Les enquêtes montrent que les consommateurs sont encore préoccupés par des aspects tels que l’autonomie, la disponibilité des infrastructures de recharge, et le coût initial des VE. Pour que les VE deviennent la norme, il faudra surmonter ces préoccupations et promouvoir un changement culturel vers une mobilité plus durable.
Conclusion
Remplacer le parc automobile thermique par des véhicules électriques est une entreprise monumentale qui nécessitera des efforts concertés de la part des gouvernements, des constructeurs automobiles, et des consommateurs. Bien que les progrès soient indéniables, des défis majeurs subsistent, notamment en termes de production de batteries, de développement des infrastructures de recharge, et de gestion de l’impact environnemental global.

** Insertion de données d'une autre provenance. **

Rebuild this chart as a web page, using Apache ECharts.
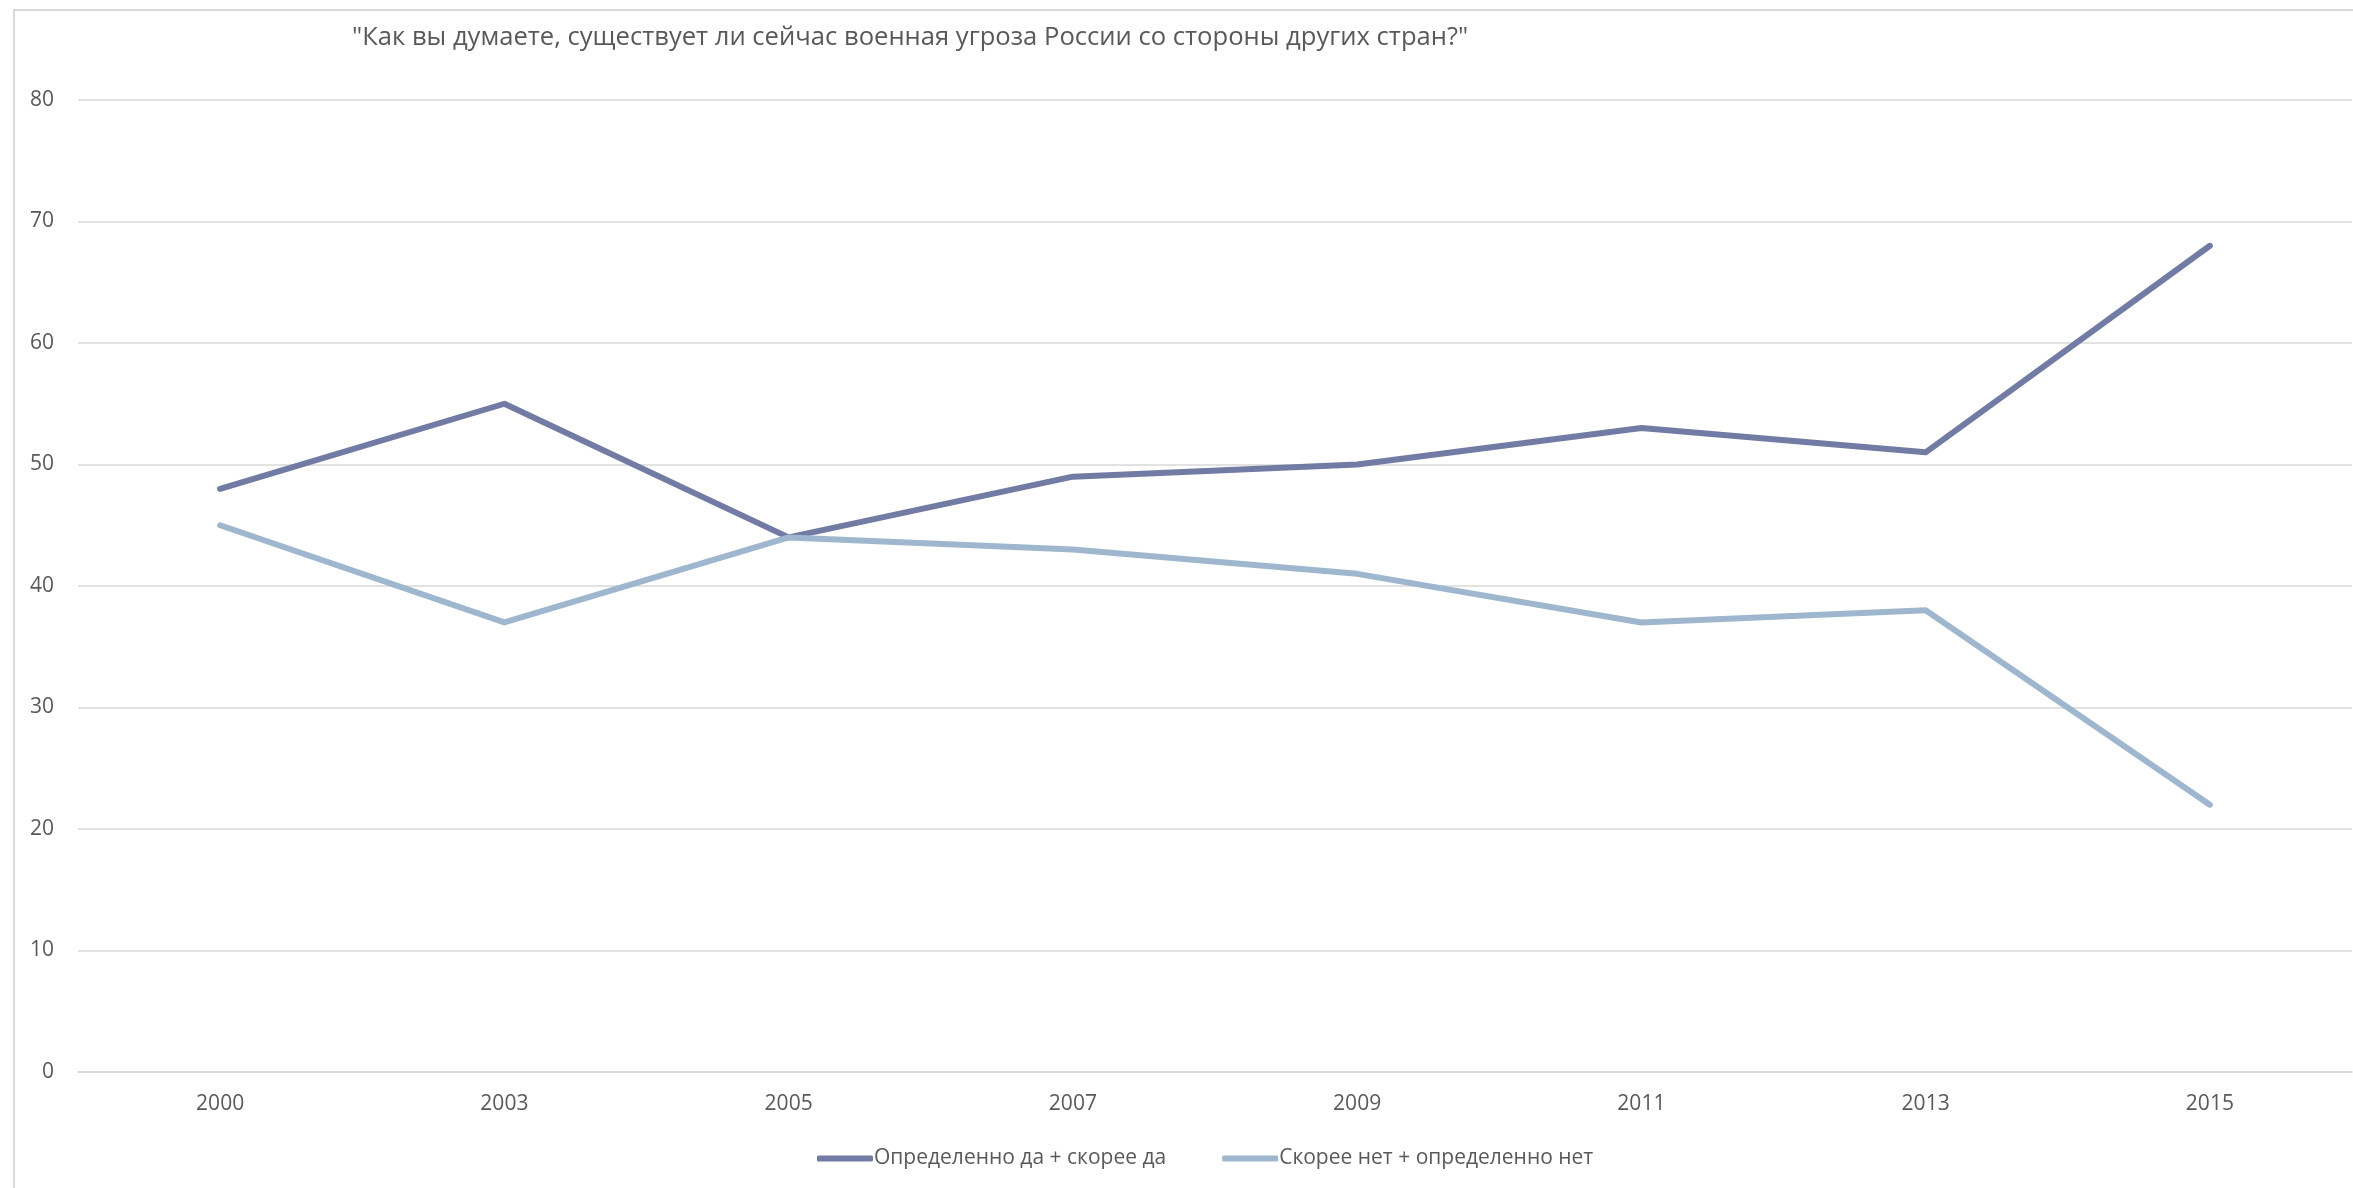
<!DOCTYPE html>
<html>
<head>
<meta charset="utf-8">
<script src="https://cdn.jsdelivr.net/npm/echarts@6/dist/echarts.min.js"></script>
<style>
  html, body { margin: 0; padding: 0; background: #fff; }
  #chart { width: 2353px; height: 1188px; }
</style>
</head>
<body>
<div id="chart"></div>
<script>
var years = ['2000', '2003', '2005', '2007', '2009', '2011', '2013', '2015'];
var yesValues = [48, 55, 44, 49, 50, 53, 51, 68];
var noValues = [45, 37, 44, 43, 41, 37, 38, 22];
var seriesNames = ['Определенно да + скорее да', 'Скорее нет + определенно нет'];
var titleText = '"Как вы думаете, существует ли сейчас военная угроза России со стороны других стран?"';

var dom = document.getElementById('chart');
var myChart = echarts.init(dom);
var font = '"Open Sans", "Noto Sans", sans-serif';

var option = {
    backgroundColor: '#fff',
    animation: false,
    title: {
        text: titleText,
        left: 347,
        top: 20,
        textStyle: { fontFamily: font, fontSize: 25.6, fontWeight: 'normal', color: '#595959' }
    },
    graphic: [{
        type: 'rect',
        shape: { x: 14, y: 10, width: 2400, height: 1300 },
        style: { fill: 'none', stroke: '#d9d9d9', lineWidth: 2 },
        silent: true
    }],
    legend: {
        data: seriesNames,
        icon: 'roundRect',
        bottom: 14,
        left: 812,
        itemWidth: 56,
        itemHeight: 6,
        itemGap: 56,
        textStyle: { fontFamily: font, fontSize: 21, color: '#595959', padding: [0, 0, 0, -4] }
    },
    grid: { left: 78, right: 1, top: 100, bottom: 116, containLabel: false },
    xAxis: {
        type: 'category',
        data: years,
        boundaryGap: true,
        axisLine: { show: true, lineStyle: { color: '#d9d9d9', width: 1.5 } },
        axisTick: { show: false },
        axisLabel: { margin: 22, fontFamily: font, fontSize: 21, color: '#595959' }
    },
    yAxis: {
        type: 'value',
        min: 0,
        max: 80,
        interval: 10,
        axisLine: { show: false },
        axisTick: { show: false },
        axisLabel: { margin: 24, fontFamily: font, fontSize: 21, color: '#595959' },
        splitLine: { lineStyle: { color: '#d9d9d9', width: 1.5 } }
    },
    series: [
        {
            name: seriesNames[0],
            type: 'line',
            data: yesValues,
            symbol: 'none',
            color: '#717ba4',
            lineStyle: { width: 6, cap: 'round', join: 'round' }
        },
        {
            name: seriesNames[1],
            type: 'line',
            data: noValues,
            symbol: 'none',
            color: '#9fb7ce',
            lineStyle: { width: 6, cap: 'round', join: 'round' }
        }
    ]
};
myChart.setOption(option);
</script>
</body>
</html>
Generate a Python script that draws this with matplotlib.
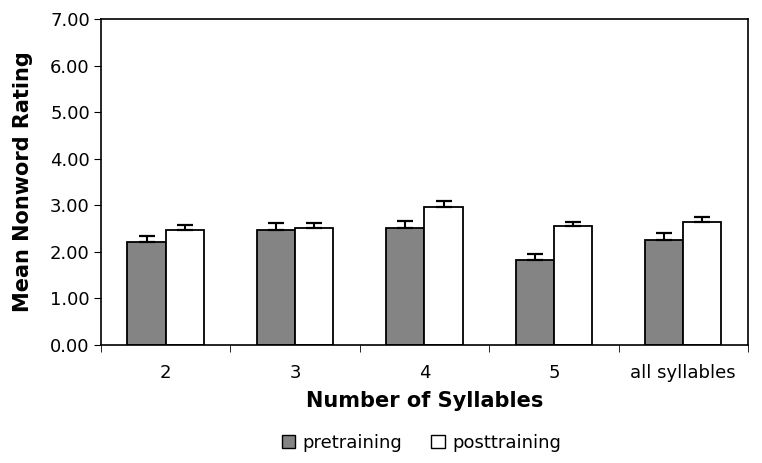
import matplotlib
matplotlib.use("Agg")
import matplotlib.pyplot as plt
import numpy as np
from matplotlib.patches import Patch

categories = ["2", "3", "4", "5", "all syllables"]
pretraining = [2.21, 2.47, 2.52, 1.82, 2.25]
posttraining = [2.47, 2.52, 2.96, 2.56, 2.65]
pre_err = [0.14, 0.14, 0.14, 0.13, 0.15]
post_err = [0.11, 0.10, 0.14, 0.09, 0.10]
yticks = [0, 1, 2, 3, 4, 5, 6, 7]

plt.rcParams['font.family'] = ['DejaVu Sans']

fig = plt.figure(figsize=(7.62, 4.63), dpi=100)
ax = fig.add_axes([0.1325, 0.2549, 0.849, 0.704])

x = np.arange(len(categories))
w = 0.295
ekw = dict(ecolor="black", elinewidth=1.5, capsize=5.5, capthick=1.6)
ax.bar(x - w/2, pretraining, w, color="#848484", edgecolor="black", linewidth=1.3,
       yerr=[np.zeros(len(x)), pre_err], error_kw=ekw)
ax.bar(x + w/2, posttraining, w, color="white", edgecolor="black", linewidth=1.3,
       yerr=[np.zeros(len(x)), post_err], error_kw=ekw)

ax.set_xlim(-0.5, len(categories) - 0.5)
ax.set_ylim(0, 7)
ax.set_yticks(yticks)
ax.set_yticklabels([f"{v:.2f}" for v in yticks], fontsize=13)
ax.set_xticks(x)
ax.set_xticklabels(categories, fontsize=13)
ax.tick_params(axis='x', length=0, pad=14)
ax.set_xticks(np.arange(len(categories) + 1) - 0.5, minor=True)
ax.tick_params(axis='x', which='minor', length=5, direction='out')
ax.tick_params(axis='y', length=5, direction='out', pad=3)
for s in ax.spines.values():
    s.set_linewidth(1.2)

ax.set_ylabel("Mean Nonword Rating", fontsize=15, fontweight='bold', labelpad=12)
ax.set_xlabel("Number of Syllables", fontsize=15, fontweight='bold', labelpad=6)

handles = [Patch(facecolor="#848484", edgecolor="black", label="pretraining"),
           Patch(facecolor="white", edgecolor="black", label="posttraining")]
fig.legend(handles=handles, loc='center', bbox_to_anchor=(0.553, 0.043), ncol=2, frameon=False,
           fontsize=13, handlelength=0.75, handleheight=0.75, handletextpad=0.4, columnspacing=1.6)

fig.savefig("out.png", dpi=100)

Si la transition énergétique est inévitable, elle sera complexe et progressive. Les voitures électriques sont sans doute une pièce maîtresse du puzzle, mais pour qu’elles remplacent réellement les véhicules thermiques, il faudra bien plus qu’un simple changement de motorisation. C’est toute une transformation du système de mobilité et de nos habitudes de consommation qui est en jeu.